Have We Run Out of Things to Call Racist?

Associate Professor of Marketing at Loyola University Jenna Drenten has claimed that the recent trend on TikTok of showing off perfectly organized home pantries is rooted in a history of classism, racism, and sexism. In her research, Drenten has observed an increase in what she calls “pantry porn,” where women display their fully stocked and meticulously arranged kitchen and household supplies on social media.

Drenten believes that tidiness and cleanliness have historically been used as tools to reinforce status distinctions and create assumptions about a person’s responsibility and respectability. “Cleanliness has historically been used as a cultural gatekeeping mechanism to reinforce status distinctions based on a vague understanding of ‘niceness’: nice people, with nice yards, in nice houses, make for nice neighborhoods,” Drenten writes at The Conversation. “What lies beneath the surface of this anti-messiness, pro-niceness stance is a history of classist, racist, and sexist social structures.”

According to Drenten, the butler’s pantry, which originated in the late 1800s, acted as a status symbol for the wealthy. “This small space was a marker of status — an area to hide both the food and the people who prepared it.”

The fact that certain academics have to manufacture racism where there is none is a testament to how far our society has progressed. It’s worth pondering how hate crimes nowadays have to be fabricated just to give professional race-baiters (like Al Sharpton and Jesse Jackson) something to gripe about.

But it’s also deeply concerning. When people like Drenten link anything and everything to racism, it dilutes the meaning of the word ‘racism’ itself. Racism is a serious and harmful issue that should not be trivialized or used for political gain — yet it is constantly.
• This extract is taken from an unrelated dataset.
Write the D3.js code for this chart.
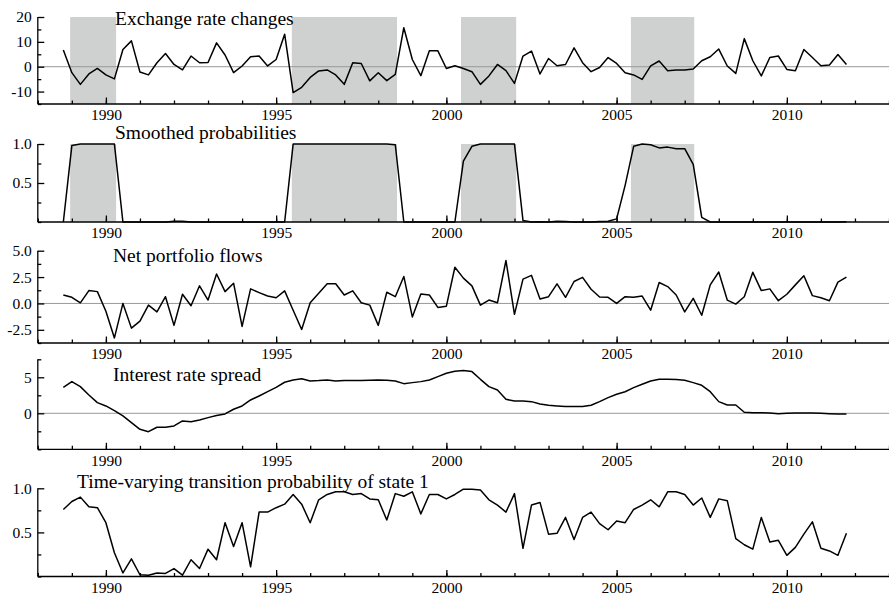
<!DOCTYPE html>
<html><head><meta charset="utf-8">
<script src="https://cdn.jsdelivr.net/npm/d3@7"></script>
<style>
html,body{margin:0;padding:0;background:#fff;}
svg{display:block;}
text{font-family:"Liberation Serif","Times New Roman",serif !important;fill:#000;}
</style></head>
<body><svg id="c" width="889" height="597"></svg>
<script>
// ---------- data ----------
const firstQuarter = 1988.75;   // 1988 Q4
const quarterStep = 0.25;
const exchangeRate = [6.7,-2.4,-7.1,-2.9,-0.7,-3.3,-4.9,6.9,10.4,-2.1,-3.3,1.6,5.3,0.9,-1.3,4.3,1.6,1.7,9.6,4.7,-2.4,0.3,4.0,4.3,0.3,2.9,13.1,-10.4,-8.3,-4.3,-1.7,-1.3,-3.3,-7.1,1.6,1.3,-5.7,-2.4,-5.6,-3.1,15.7,2.9,-3.6,6.4,6.4,-0.7,0.4,-0.7,-2.0,-7.1,-3.7,0.9,-1.6,-6.7,4.3,6.3,-2.9,3.3,0.4,0.9,7.6,1.6,-2.0,-0.3,3.7,1.3,-2.4,-3.3,-5.1,0.3,2.3,-1.6,-1.3,-1.3,-0.9,2.4,4.0,7.1,0.3,-2.7,11.3,2.4,-3.7,3.7,4.3,-1.1,-1.6,6.9,3.7,0.4,0.7,4.9,0.9];
const smoothedProb = [0,0.98,1,1,1,1,1,0,0,0,0,0,0,0.01,0.01,0,0,0,0,0,0,0,0,0,0,0,0,1,1,1,1,1,1,1,1,1,1,1,1,0.99,0,0,0,0,0,0,0,0.78,0.97,1,1,1,1,1,0.02,0,0.004,0,0.01,0.005,0,0,0,0.005,0.01,0.04,0.47,0.97,1,0.99,0.95,0.96,0.94,0.94,0.74,0.06,0,0,0,0,0,0,0,0,0,0,0,0,0,0,0,0,0.003];
const netPortfolio = [0.8,0.58,0.06,1.22,1.12,-0.74,-3.27,0,-2.34,-1.67,-0.16,-0.8,0.64,-2.08,0.87,-0.22,1.67,0.32,2.79,1.12,1.92,-2.18,1.38,1.03,0.7,0.54,1.19,-0.64,-2.47,0.06,0.96,1.86,1.86,0.8,1.19,0.06,-0.16,-2.08,1.06,0.64,2.56,-1.28,0.9,0.8,-0.38,-0.26,3.43,2.4,1.67,-0.16,0.32,0.06,4.07,-1.03,2.31,2.66,0.42,0.64,1.86,0.58,2.08,2.47,1.35,0.61,0.58,0,0.64,0.58,0.7,-0.64,1.99,1.6,0.8,-0.8,0.48,-1.12,1.76,2.98,0.32,-0.06,0.64,2.95,1.22,1.38,0.26,0.87,1.76,2.63,0.74,0.54,0.26,2.02,2.5];
const rateSpread = [3.61,4.4,3.7,2.55,1.48,1.02,0.37,-0.37,-1.3,-2.22,-2.55,-1.94,-1.94,-1.76,-1.06,-1.16,-0.93,-0.6,-0.32,-0.09,0.56,1.02,1.85,2.41,3.0,3.61,4.31,4.63,4.81,4.49,4.54,4.63,4.49,4.54,4.54,4.54,4.58,4.63,4.58,4.49,4.12,4.26,4.4,4.63,5.09,5.56,5.83,5.93,5.79,4.72,3.7,3.24,1.94,1.71,1.71,1.62,1.3,1.11,1.02,0.93,0.93,0.93,1.11,1.62,2.18,2.64,3.0,3.56,4.03,4.49,4.72,4.72,4.68,4.58,4.26,3.89,3.0,1.62,1.16,1.16,0.14,0.09,0.09,0.05,-0.05,0,0.05,0.05,0.05,0,-0.05,-0.09,-0.09];
const transProb = [0.76,0.85,0.9,0.79,0.78,0.61,0.27,0.04,0.2,0.02,0.015,0.04,0.035,0.09,0.015,0.19,0.09,0.31,0.19,0.61,0.34,0.61,0.11,0.73,0.73,0.78,0.82,0.93,0.82,0.61,0.87,0.93,0.96,0.96,0.93,0.94,0.88,0.87,0.64,0.94,0.91,0.96,0.71,0.93,0.93,0.88,0.93,0.99,0.99,0.98,0.87,0.81,0.73,0.94,0.32,0.81,0.84,0.48,0.49,0.67,0.42,0.67,0.73,0.6,0.53,0.63,0.61,0.76,0.81,0.87,0.79,0.96,0.96,0.93,0.81,0.89,0.67,0.88,0.86,0.43,0.36,0.31,0.67,0.39,0.41,0.24,0.33,0.48,0.62,0.32,0.29,0.24,0.49];
const regimes = [[1988.95,1990.3],[1995.46,1998.55],[2000.43,2002.05],[2005.42,2007.28]];
const xMajorTicks = [1990,1995,2000,2005,2010];
const xMinorTicks = d3.range(1988,2014,1);

const titles = ["Exchange rate changes","Smoothed probabilities","Net portfolio flows","Interest rate spread","Time-varying transition probability of state 1"];
const yMajor = [[20,10,0,-10],[1.0,0.5],[5.0,2.5,0.0,-2.5],[5,0],[1.0,0.5]];
const yMajorLabels = [["20","10","0","-10"],["1.0","0.5"],["5.0","2.5","0.0","-2.5"],["5","0"],["1.0","0.5"]];
const yMinor = [[15,5,-5,-15],[0.75,0.25,0],[3.75,1.25,-1.25,-3.75],[7.5,2.5,-2.5,-5],[0.75,0.25,0]];
const yDomains = [[-15,20],[0,1],[-3.75,5],[-5,7.5],[0,1]];

// ---------- layout ----------
const W = 889, left = 37.8;
const panels = [
  {top:17,   bottom:104,   zero:true,  shade:true,  titleX:115, titleY:25},
  {top:144,  bottom:222,   zero:false, shade:true,  titleX:115, titleY:139},
  {top:250.7,bottom:343,   zero:true,  shade:false, titleX:113, titleY:261.5},
  {top:359.3,bottom:449.3, zero:true,  shade:false, titleX:113, titleY:380.5},
  {top:488.3,bottom:576.5, zero:false, shade:false, titleX:77,  titleY:488}
];
const seriesList = [exchangeRate, smoothedProb, netPortfolio, rateSpread, transProb];

const svg = d3.select("#c");
const x = d3.scaleLinear().domain([1988,2013]).range([left, W]);
const dates = exchangeRate.map((_,i)=>firstQuarter + quarterStep*i);

panels.forEach((p,k)=>{
  const y = d3.scaleLinear().domain(yDomains[k]).range([p.bottom, p.top]);
  const g = svg.append("g");
  if (p.shade) {
    g.selectAll("rect.sh").data(regimes).join("rect")
      .attr("x", d=>x(d[0])).attr("width", d=>x(d[1])-x(d[0]))
      .attr("y", y(yDomains[k][1])).attr("height", y(yDomains[k][0])-y(yDomains[k][1]))
      .attr("fill","#cfd1d1");
  }
  if (p.zero) {
    g.append("line").attr("x1",left).attr("x2",W).attr("y1",y(0)).attr("y2",y(0))
      .attr("stroke","#999").attr("stroke-width",1);
  }
  // title
  g.append("text").attr("x",p.titleX).attr("y",p.titleY).style("font-size","19.5px").text(titles[k]);
  // series
  const line = d3.line().x((d,i)=>x(dates[i])).y(d=>y(d));
  g.append("path").datum(seriesList[k]).attr("d",line)
    .attr("fill","none").attr("stroke","#000").attr("stroke-width",1.5).attr("stroke-linejoin","round");
  // x axis
  const xa = g.append("g").attr("transform",`translate(0,${p.bottom})`)
    .call(d3.axisBottom(x).tickValues(xMinorTicks).tickSizeInner(-3.5).tickSizeOuter(0).tickFormat(""));
  xa.select(".domain").remove();
  const xb = g.append("g").attr("transform",`translate(0,${p.bottom})`)
    .call(d3.axisBottom(x).tickValues(xMajorTicks).tickSizeInner(-6.5).tickSizeOuter(0).tickPadding(3).tickFormat(d3.format("d")));
  xb.attr("font-family",null).attr("font-size",null);
  xb.select(".domain").attr("d",`M${left},0H${W}`);
  xb.selectAll("text").style("font-size","15.5px").attr("dy","1.05em").attr("y",0);
  // y axis
  const ya = g.append("g").attr("transform",`translate(${left},0)`)
    .call(d3.axisLeft(y).tickValues(yMinor[k]).tickSizeInner(-3.5).tickSizeOuter(0).tickFormat(""));
  ya.select(".domain").remove();
  const yb = g.append("g").attr("transform",`translate(${left},0)`)
    .call(d3.axisLeft(y).tickValues(yMajor[k]).tickSizeInner(-6.5).tickSizeOuter(0).tickPadding(6)
      .tickFormat((d,i)=>yMajorLabels[k][i]));
  yb.attr("font-family",null).attr("font-size",null);
  yb.select(".domain").attr("d",`M0,${p.bottom}V${p.top}`);
  yb.selectAll("text").style("font-size","15.5px");
  g.selectAll(".tick line, .domain").attr("stroke","#000").attr("stroke-width",1.3);
});
</script></body></html>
Republicans are habitually accused of racism for not supporting Democrat policies.

When everyday things are constantly labeled as racist, it makes it challenging to address actual instances of racism and causes division among different communities. It also teaches minorities to always be in a victim mindset, while non-minorities are constantly worried about unintentionally being accused of racism. This is particularly concerning because Democrats are seeking to criminalize whatever they deem to be hate speech.

Earlier this year, Rep. Sheila Jackson Lee (D-Texas) introduced a bill that would make certain forms of “hate speech” a criminal offense. The proposed legislation states that an individual commits a hate crime “when white supremacy ideology has motivated the planning, development, preparation, or perpetration of actions that constituted a crime or were undertaken in furtherance of activity that, if effectuated, would have constituted a crime.”

But what is “hate speech”? If even the most mundane and innocent things can be deemed racist by a woke academic, then pretty much anything can be “hate speech.” Sure, this bill will go nowhere until Democrats have one party of government, but the threat of everyday speech being hyper-scrutinized for so-called “microaggressions” is very real. Could your impeccably organized pantry get you charged with a hate crime?

Sadly, I think that’s the world the Democrats want us to live in.